The lunar surface is, to a large extent, covered with a dust layer several meters thick. Known as lunar regolith, it has been produced by meteorite impacts since the formation of a solid lunar surface billions of years ago. The regolith, while promising as a future building material for lunar installations, also poses a hazard in the form of dust clouds being generated by all forms of gas expansions in the high vacuum environment of the lunar surface. This is especially pronounced during spacecraft operations; a single lunar landing and take-off emits the same amount of gas as the whole lunar atmosphere contains. Instruments placed on the moon by the Apollo mission showed marked degradation due to damage from dust released during the lander's takeoff. Since there is no air movement to remove the dust after it is deposited, it is essential that dust is not displaced during everyday operations of a permanent lunar installation.
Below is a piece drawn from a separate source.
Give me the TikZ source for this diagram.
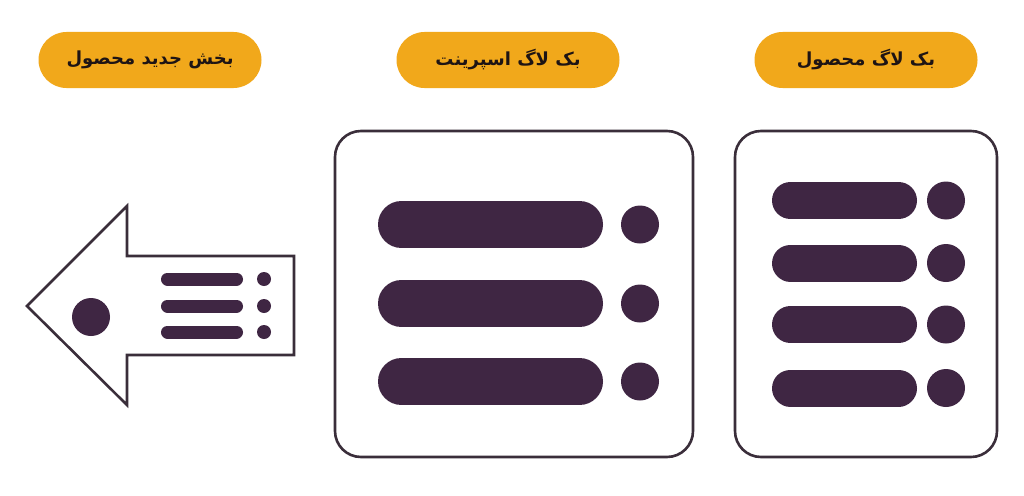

Adherent Technologies, Inc. (ATI) has over the last decade developed a number of specialty UV-curing resins for NASA applications in space. In the Phase I program, ATI developed a resin and dispenser system to coat large areas of lunar surface around landing pads and atmosphere locks with a thin, dust-stabilizing coating. The coating is UV stable and elastic enough to weather the temperature extremes of a lunar day and night cycle. Special emphasis was given to a low outgassing, solvent-free system that does not contaminate the lunar atmosphere.

In the Phase II program, ATI will optimize the resin formulations from the Phase I for thin film coatings. By comparing those to two-part resin systems, a balance between required properties and needed launch weight can be struck for different mission profiles. The engineering development will concentrate on a lightweight, reliable spray system to be added onto existing NASA moon vehicles.